Revenue minus every expense β€” cost of goods, ad spend, hosting, contractors, software, taxes. Net profit is the base on which most online business multiples are calculated. Buyers normalize the reported profit during due diligence: removing one-off items, adding back non-essential founder expenses, and adjusting owner compensation to a market salary. The normalized number is often 10–30% different from the seller's headline.

Business models

SaaS (Software as a Service)

A business model where software is delivered as an online subscription rather than a one-off license.

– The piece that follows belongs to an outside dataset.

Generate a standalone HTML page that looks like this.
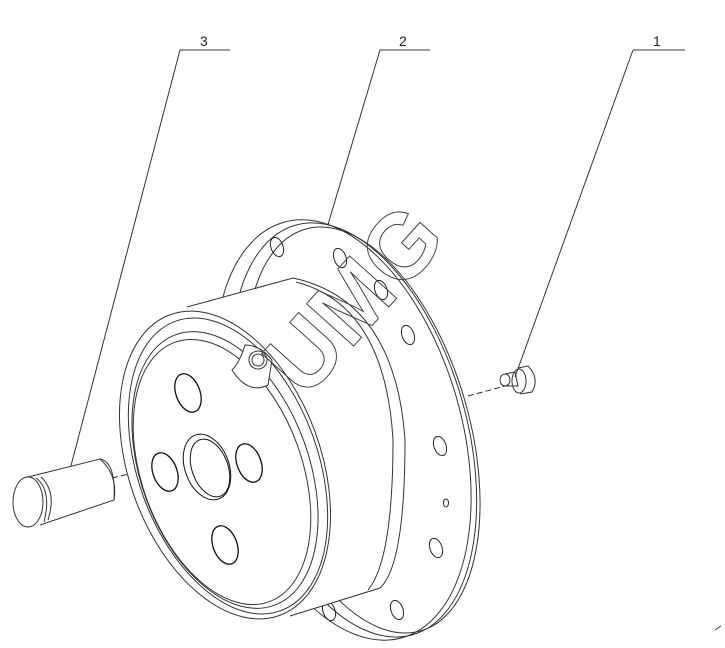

SaaS is the highest-multiple category in online business acquisitions β€” 48–72x monthly profit is common β€” because of recurring revenue, high gross margins (70–90%) and low capex. Buyers focus on retention metrics (churn, NRR) and tech debt revealed during code due diligence.

Metrics

SDE (Seller's Discretionary Earnings)

A profitability measure that adds back the owner's salary and discretionary expenses to net profit, reflecting the true cash that a single owner-operator can extract from the business. SDE is the standard valuation base for SMB online deals below $5M β€” Empire Flippers, FE International and Quiet Light all default to it. Above that threshold, buyers shift to EBITDA for institutional-grade analysis.

Business models

Shopify Store

An e-commerce business built on the Shopify platform, which handles checkout, payments and hosting in exchange for a monthly fee plus transaction fees. Shopify stores are common acquisition targets β€” the platform standardizes inventory, orders and analytics, which makes due diligence faster. Buyers value Shopify deals on traffic source mix, returning-customer ratio and supplier dependency rather than the platform itself.

Metrics

TTM (Trailing Twelve Months)

The most recent 12 rolling months, used to compute annualized revenue or profit on a current basis (as opposed to calendar year or LTM forecasts). TTM smooths out seasonality and prevents sellers from cherry-picking a single great quarter as the baseline. Buyers usually request TTM by month so they can detect declining trends inside a flat-looking yearly number.